Dean has always been the naughty schoolboys of the guitar industry. Founded in 1976, the company made guitars that not only looked rebellious, with their spiky bodies and V-shape headstocks, but sounded rebellious too, thanks to a mix of monster tone and massive sustain.
Before his untimely death in 2004, Dimebag Darrell shared the Dean ethos that rock 'n' roll should be about volume, whisky and women.
He was both the firm's most prominent endorsee and its biggest fan, having won his first Dean in a Texas guitar competition at the age of 16.
Now Dean has introduced a new Tribute series based on the ML body style that the guitarist was so fond of.
The DBD Tribute ML model makes it impossible not to think of Dimebag when you see it.
This isn't down to the little picture of him on the headstock (which frankly feels a bit weird), but simply the combination of those iconic ML body contours and Series II Classic V headstock.
Rarely has a body design been so closely associated with one guitarist.
The DBD Tribute costs £500 less than the series' Dime-O-Flame model, and you can tell just by looking that it's got a less exciting bridge and pickup configuration.
There's no binding on the neck either, and the fret inlays aren't quite so spangly.
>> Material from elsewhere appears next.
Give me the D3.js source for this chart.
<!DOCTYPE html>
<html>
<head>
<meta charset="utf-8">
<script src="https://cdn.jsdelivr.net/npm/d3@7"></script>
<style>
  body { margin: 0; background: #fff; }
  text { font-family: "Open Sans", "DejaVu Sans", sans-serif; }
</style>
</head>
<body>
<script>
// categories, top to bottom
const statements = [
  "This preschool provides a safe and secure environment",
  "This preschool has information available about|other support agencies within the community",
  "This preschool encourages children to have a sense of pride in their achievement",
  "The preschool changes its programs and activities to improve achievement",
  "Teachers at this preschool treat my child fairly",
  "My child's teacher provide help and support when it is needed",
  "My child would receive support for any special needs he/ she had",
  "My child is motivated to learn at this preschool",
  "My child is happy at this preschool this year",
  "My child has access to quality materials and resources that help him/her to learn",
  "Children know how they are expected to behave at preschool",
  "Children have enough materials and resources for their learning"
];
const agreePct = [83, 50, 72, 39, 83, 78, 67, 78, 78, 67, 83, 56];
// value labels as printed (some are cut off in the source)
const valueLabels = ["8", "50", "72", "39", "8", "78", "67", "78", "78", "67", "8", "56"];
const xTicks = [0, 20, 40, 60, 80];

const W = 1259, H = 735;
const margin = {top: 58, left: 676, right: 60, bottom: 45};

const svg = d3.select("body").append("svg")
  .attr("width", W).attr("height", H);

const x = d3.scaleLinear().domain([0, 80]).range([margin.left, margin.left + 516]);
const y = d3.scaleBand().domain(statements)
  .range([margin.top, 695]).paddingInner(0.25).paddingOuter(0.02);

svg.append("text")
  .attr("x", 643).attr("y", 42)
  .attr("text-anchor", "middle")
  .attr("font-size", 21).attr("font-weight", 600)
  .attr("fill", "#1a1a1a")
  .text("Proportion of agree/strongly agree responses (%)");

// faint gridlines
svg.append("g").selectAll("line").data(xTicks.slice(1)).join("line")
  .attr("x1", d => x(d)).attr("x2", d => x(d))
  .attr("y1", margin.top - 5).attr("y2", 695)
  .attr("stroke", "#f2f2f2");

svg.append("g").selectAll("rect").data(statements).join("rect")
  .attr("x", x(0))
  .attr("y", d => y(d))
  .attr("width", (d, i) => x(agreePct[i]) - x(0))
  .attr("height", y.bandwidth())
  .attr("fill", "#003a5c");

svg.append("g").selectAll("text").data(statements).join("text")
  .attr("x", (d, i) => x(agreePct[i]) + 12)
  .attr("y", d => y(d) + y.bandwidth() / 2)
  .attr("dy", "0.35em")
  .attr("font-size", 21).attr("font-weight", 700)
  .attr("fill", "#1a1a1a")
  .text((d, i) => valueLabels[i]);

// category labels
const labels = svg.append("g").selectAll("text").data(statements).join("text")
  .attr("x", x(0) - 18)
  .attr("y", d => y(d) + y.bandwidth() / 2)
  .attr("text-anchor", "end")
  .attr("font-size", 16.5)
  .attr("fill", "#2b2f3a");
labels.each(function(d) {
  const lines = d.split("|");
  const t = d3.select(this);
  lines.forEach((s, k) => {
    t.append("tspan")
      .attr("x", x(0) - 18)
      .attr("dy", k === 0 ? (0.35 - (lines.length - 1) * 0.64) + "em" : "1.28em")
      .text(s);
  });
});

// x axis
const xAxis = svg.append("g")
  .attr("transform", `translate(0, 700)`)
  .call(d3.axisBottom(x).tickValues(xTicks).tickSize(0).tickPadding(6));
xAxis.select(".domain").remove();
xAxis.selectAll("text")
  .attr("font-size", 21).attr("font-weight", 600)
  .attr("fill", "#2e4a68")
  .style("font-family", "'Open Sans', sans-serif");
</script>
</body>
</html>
But, while you get what you pay for with the trimmings, the construction is just as solid as it's big brother.
The DBD Tribute has a tidy finish and the bolt-on joint that binds the maple neck to the basswood body is extremely tough.
Basswood, maple and rosewood (that's the fingerboard) are decent enough materials in this price bracket and the ML body shape is also designed to maximise sustain by spreading its mass over a wide area.
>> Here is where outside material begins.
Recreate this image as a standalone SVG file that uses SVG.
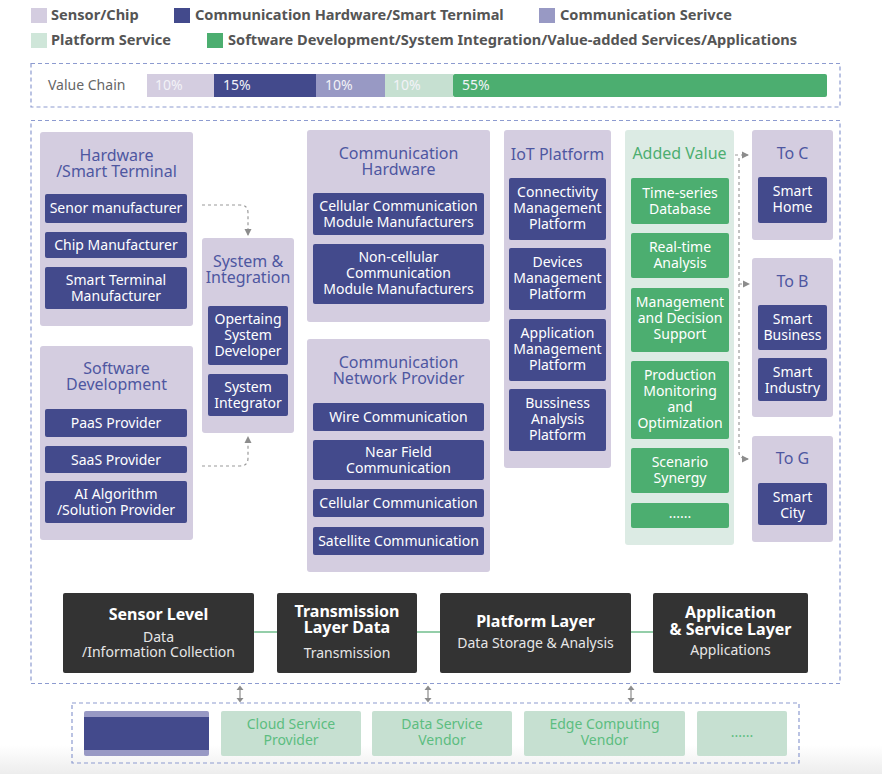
<svg xmlns="http://www.w3.org/2000/svg" width="882" height="774" viewBox="0 0 882 774">
<defs>
<linearGradient id="bg" x1="0" y1="0" x2="0" y2="1"><stop offset="0" stop-color="#ffffff"/><stop offset="1" stop-color="#ededed"/></linearGradient>
<marker id="ah" markerWidth="8" markerHeight="8" refX="6" refY="4" orient="auto" markerUnits="userSpaceOnUse"><path d="M0,0.5 L7,4 L0,7.5 Z" fill="#8c8c8c"/></marker>
</defs>
<style>
text{font-family:"Noto Sans","Liberation Sans",sans-serif}
.lg{font-size:14.6px;font-weight:bold;fill:#555}
.vc{font-size:14px;fill:#666}
.pct{font-size:14px;fill:#f2f2f7}
.dash{fill:none;stroke:#8d9bd0;stroke-width:1.2;stroke-dasharray:4 3}
.pan{fill:#d4cde0}
.gpan{fill:#dcebe4}
.it{fill:#434a8c}
.git{fill:#4cae70}
.tt{font-size:16px;fill:#4e57a0;text-anchor:middle}
.gtt{font-size:16px;fill:#4cae70;text-anchor:middle}
.tx{font-size:14px;fill:#ffffff;text-anchor:middle}
.lay{fill:#333333}
.lt{font-size:16px;font-weight:bold;fill:#ffffff;text-anchor:middle}
.ls{font-size:14px;fill:#e6e6e6;text-anchor:middle}
.bx{fill:#c6e0d1}
.bt{font-size:14px;fill:#5cbd80;text-anchor:middle}
.con{fill:none;stroke:#9a9a9a;stroke-width:1.2;stroke-dasharray:3 3}
</style>
<rect x="0" y="745" width="882" height="29" fill="url(#bg)"/>

<g id="legend">
<rect x="31" y="8" width="16" height="15" fill="#d4cde0"/><text class="lg" x="51" y="20">Sensor/Chip</text>
<rect x="174" y="8" width="16" height="15" fill="#434a8c"/><text class="lg" x="195" y="20">Communication Hardware/Smart Ternimal</text>
<rect x="539" y="8" width="16" height="15" fill="#9899c4"/><text class="lg" x="560" y="20">Communication Serivce</text>
<rect x="31" y="33" width="16" height="15" fill="#cfe6d9"/><text class="lg" x="51" y="45">Platform Service</text>
<rect x="207" y="33" width="16" height="15" fill="#4cae70"/><text class="lg" x="228" y="45">Software Development/System Integration/Value-added Services/Applications</text>
</g>

<g id="value-chain">
<rect class="dash" x="31" y="63.5" width="809" height="43.5"/>
<text class="vc" x="48" y="90">Value Chain</text>
<rect x="147" y="74" width="67" height="23" fill="#d4cde0"/>
<rect x="214" y="74" width="102" height="23" fill="#434a8c"/>
<rect x="316" y="74" width="69" height="23" fill="#9899c4"/>
<rect x="385" y="74" width="68" height="23" fill="#c6e0d1"/>
<rect x="453" y="74" width="374" height="23" rx="2" fill="#4cae70"/>
<text class="pct" x="155" y="90">10%</text>
<text class="pct" x="223" y="90">15%</text>
<text class="pct" x="325" y="90">10%</text>
<text class="pct" x="393" y="90">10%</text>
<text class="pct" x="462" y="90">55%</text>
</g>

<rect class="dash" x="31" y="120.5" width="809" height="563"/>

<g id="hardware">
<rect class="pan" x="40" y="132" width="153" height="194" rx="3"/>
<text class="tt" x="116.5" y="161">Hardware</text><text class="tt" x="116.5" y="177">/Smart Terminal</text>
<rect class="it" x="45" y="194" width="142" height="29" rx="2"/><text class="tx" x="116" y="213">Senor manufacturer</text>
<rect class="it" x="45" y="232" width="142" height="26" rx="2"/><text class="tx" x="116" y="250">Chip Manufacturer</text>
<rect class="it" x="45" y="267" width="142" height="42" rx="2"/><text class="tx" x="116" y="285">Smart Terminal</text><text class="tx" x="116" y="301">Manufacturer</text>
</g>

<g id="software">
<rect class="pan" x="40" y="346" width="153" height="194" rx="3"/>
<text class="tt" x="116.5" y="374">Software</text><text class="tt" x="116.5" y="390">Development</text>
<rect class="it" x="45" y="409" width="142" height="28" rx="2"/><text class="tx" x="116" y="428">PaaS  Provider</text>
<rect class="it" x="45" y="446" width="142" height="27" rx="2"/><text class="tx" x="116" y="465">SaaS Provider</text>
<rect class="it" x="45" y="481" width="142" height="42" rx="2"/><text class="tx" x="116" y="499">AI Algorithm</text><text class="tx" x="116" y="515">/Solution Provider</text>
</g>

<g id="system-integration">
<rect class="pan" x="202" y="238" width="92" height="195" rx="3"/>
<text class="tt" x="248" y="267">System &amp;</text><text class="tt" x="248" y="283">Integration</text>
<rect class="it" x="208" y="306" width="80" height="59" rx="2"/><text class="tx" x="248" y="324">Opertaing</text><text class="tx" x="248" y="340">System</text><text class="tx" x="248" y="356">Developer</text>
<rect class="it" x="208" y="374" width="80" height="42" rx="2"/><text class="tx" x="248" y="392">System</text><text class="tx" x="248" y="408">Integrator</text>
</g>

<g id="comm-hardware">
<rect class="pan" x="307" y="130" width="183" height="192" rx="3"/>
<text class="tt" x="398.5" y="159">Communication</text><text class="tt" x="398.5" y="175">Hardware</text>
<rect class="it" x="313" y="193" width="171" height="42" rx="2"/><text class="tx" x="398.5" y="211">Cellular Communication</text><text class="tx" x="398.5" y="227">Module Manufacturers</text>
<rect class="it" x="313" y="244" width="171" height="60" rx="2"/><text class="tx" x="398.5" y="262">Non-cellular</text><text class="tx" x="398.5" y="278">Communication</text><text class="tx" x="398.5" y="294">Module  Manufacturers</text>
</g>

<g id="comm-network">
<rect class="pan" x="307" y="339" width="183" height="233" rx="3"/>
<text class="tt" x="398.5" y="368">Communication</text><text class="tt" x="398.5" y="384">Network Provider</text>
<rect class="it" x="313" y="403" width="171" height="28" rx="2"/><text class="tx" x="398.5" y="422">Wire Communication</text>
<rect class="it" x="313" y="440" width="171" height="40" rx="2"/><text class="tx" x="398.5" y="457">Near Field</text><text class="tx" x="398.5" y="473">Communication</text>
<rect class="it" x="313" y="489" width="171" height="28" rx="2"/><text class="tx" x="398.5" y="508">Cellular Communication</text>
<rect class="it" x="313" y="527" width="171" height="28" rx="2"/><text class="tx" x="398.5" y="546">Satellite Communication</text>
</g>

<g id="iot-platform">
<rect class="pan" x="504" y="130" width="107" height="338" rx="3"/>
<text class="tt" x="557.5" y="160">IoT Platform</text>
<rect class="it" x="509" y="178" width="97" height="62" rx="2"/><text class="tx" x="557.5" y="197">Connectivity</text><text class="tx" x="557.5" y="213">Management</text><text class="tx" x="557.5" y="229">Platform</text>
<rect class="it" x="509" y="248" width="97" height="62" rx="2"/><text class="tx" x="557.5" y="267">Devices</text><text class="tx" x="557.5" y="283">Management</text><text class="tx" x="557.5" y="299">Platform</text>
<rect class="it" x="509" y="319" width="97" height="62" rx="2"/><text class="tx" x="557.5" y="338">Application</text><text class="tx" x="557.5" y="354">Management</text><text class="tx" x="557.5" y="370">Platform</text>
<rect class="it" x="509" y="389" width="97" height="62" rx="2"/><text class="tx" x="557.5" y="408">Bussiness</text><text class="tx" x="557.5" y="424">Analysis</text><text class="tx" x="557.5" y="440">Platform</text>
</g>

<g id="added-value">
<rect class="gpan" x="625" y="130" width="109" height="415" rx="3"/>
<text class="gtt" x="679.5" y="159">Added Value</text>
<rect class="git" x="631" y="178" width="98" height="46" rx="2"/><text class="tx" x="680" y="198">Time-series</text><text class="tx" x="680" y="214">Database</text>
<rect class="git" x="631" y="233" width="98" height="45" rx="2"/><text class="tx" x="680" y="252">Real-time</text><text class="tx" x="680" y="268">Analysis</text>
<rect class="git" x="631" y="288" width="98" height="64" rx="2"/><text class="tx" x="680" y="307">Management</text><text class="tx" x="680" y="323">and Decision</text><text class="tx" x="680" y="339">Support</text>
<rect class="git" x="631" y="361" width="98" height="78" rx="2"/><text class="tx" x="680" y="380">Production</text><text class="tx" x="680" y="396">Monitoring</text><text class="tx" x="680" y="412">and</text><text class="tx" x="680" y="428">Optimization</text>
<rect class="git" x="631" y="448" width="98" height="45" rx="2"/><text class="tx" x="680" y="467">Scenario</text><text class="tx" x="680" y="483">Synergy</text>
<rect class="git" x="631" y="503" width="98" height="25" rx="2"/><text class="tx" x="680" y="518" fill="#cfe6d9">......</text>
</g>

<g id="to-c">
<rect class="pan" x="752" y="130" width="81" height="110" rx="3"/>
<text class="tt" x="792.5" y="159">To C</text>
<rect class="it" x="758" y="177" width="69" height="46" rx="2"/><text class="tx" x="792.5" y="196">Smart</text><text class="tx" x="792.5" y="212">Home</text>
</g>
<g id="to-b">
<rect class="pan" x="752" y="258" width="81" height="159" rx="3"/>
<text class="tt" x="792.5" y="287">To B</text>
<rect class="it" x="758" y="305" width="69" height="45" rx="2"/><text class="tx" x="792.5" y="324">Smart</text><text class="tx" x="792.5" y="340">Business</text>
<rect class="it" x="758" y="358" width="69" height="43" rx="2"/><text class="tx" x="792.5" y="377">Smart</text><text class="tx" x="792.5" y="393">Industry</text>
</g>
<g id="to-g">
<rect class="pan" x="752" y="436" width="81" height="106" rx="3"/>
<text class="tt" x="792.5" y="464">To G</text>
<rect class="it" x="758" y="483" width="69" height="42" rx="2"/><text class="tx" x="792.5" y="502">Smart</text><text class="tx" x="792.5" y="518">City</text>
</g>

<g id="layers">
<rect class="lay" x="63" y="593" width="191" height="80" rx="2"/>
<text class="lt" x="158.5" y="620">Sensor Level</text><text class="ls" x="158.5" y="642">Data</text><text class="ls" x="158.5" y="657">/Information Collection</text>
<rect class="lay" x="277" y="593" width="140" height="80" rx="2"/>
<text class="lt" x="347" y="617">Transmission</text><text class="lt" x="347" y="633">Layer Data</text><text class="ls" x="347" y="658">Transmission</text>
<rect class="lay" x="440" y="593" width="191" height="80" rx="2"/>
<text class="lt" x="535.5" y="627">Platform Layer</text><text class="ls" x="535.5" y="648">Data Storage &amp; Analysis</text>
<rect class="lay" x="653" y="593" width="155" height="80" rx="2"/>
<text class="lt" x="730.5" y="618">Application</text><text class="lt" x="730.5" y="635">&amp; Service Layer</text><text class="ls" x="730.5" y="655">Applications</text>
</g>

<g id="providers">
<rect class="dash" x="72" y="703" width="727" height="60"/>
<rect x="84" y="711" width="125" height="45" rx="2" fill="#9899c4"/>
<rect x="84" y="717" width="125" height="33" fill="#434a8c"/>
<rect class="bx" x="221" y="711" width="140" height="45" rx="2"/><text class="bt" x="291" y="729">Cloud Service</text><text class="bt" x="291" y="745">Provider</text>
<rect class="bx" x="372" y="711" width="140" height="45" rx="2"/><text class="bt" x="442" y="729">Data Service</text><text class="bt" x="442" y="745">Vendor</text>
<rect class="bx" x="524" y="711" width="161" height="45" rx="2"/><text class="bt" x="604.5" y="729">Edge Computing</text><text class="bt" x="604.5" y="745">Vendor</text>
<rect class="bx" x="697" y="711" width="90" height="45" rx="2"/><text class="bt" x="742" y="737">......</text>
</g>

<g id="connectors">
<path class="con" d="M202,205 H240 Q248,205 248,213 V235" marker-end="url(#ah)"/>
<path class="con" d="M202,466 H240 Q248,466 248,458 V437" marker-end="url(#ah)"/>
<path class="con" d="M735,155 H748" marker-end="url(#ah)"/>
<path class="con" d="M739,158 V452 Q739,459 748,459" marker-end="url(#ah)"/>
<path class="con" d="M739,284 H749" marker-end="url(#ah)"/>
<g stroke="#4cae70" stroke-width="1.2">
<line x1="254" y1="632" x2="277" y2="632"/>
<line x1="417" y1="632" x2="440" y2="632"/>
<line x1="631" y1="632" x2="653" y2="632"/>
</g>
<g fill="#8c8c8c" stroke="#8c8c8c" stroke-width="1.2">
<line x1="240" y1="689" x2="240" y2="699"/><path d="M236.5,690 L240,685.5 L243.5,690 Z M236.5,698 L240,702.5 L243.5,698 Z" stroke="none"/>
<line x1="428" y1="689" x2="428" y2="699"/><path d="M424.5,690 L428,685.5 L431.5,690 Z M424.5,698 L428,702.5 L431.5,698 Z" stroke="none"/>
<line x1="631" y1="689" x2="631" y2="699"/><path d="M627.5,690 L631,685.5 L634.5,690 Z M627.5,698 L631,702.5 L634.5,698 Z" stroke="none"/>
</g>
</g>
</svg>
The final piece of the jigsaw is a pair of zebra humbuckers that sit at the neck and bridge with a three-way selector to move between them.
There's also a good story behind those strips of duct tape on the neck - it's a trick that Dimebag used to stop his strings getting caught under his pickups while dive-bombing the trem.
There's no whammy bar on the DBD Tribute, however, so this seems to be just for show.
Of more practical use are the Dimebag traction knobs, which have a series of holes drilled into the plastic around the dials, giving you more of a grip in a sweaty venue.
Dimebag's technique was physically demanding, and this is reflected in the DBD Tribute's level of playability.
Despite being a fairly obtuse shape, the ML body is a winner on the lap and when standing. It also offers a level of top fret access that's up there with the Strat, and its neck profile supports every Dime technique from tapping to chugging.
Play the DBD Tribute clean through a solid-state amp and you may find its tone functional rather than memorable, but this guitar doesn't really get going until you press the overdrive button.
Here it's an absolute monster, with a thick, high-octane tone that eats up everything from Message In Blood to Cowboys From Hell, and it sustains for so long you'll have time to grow a funny little pink beard between notes.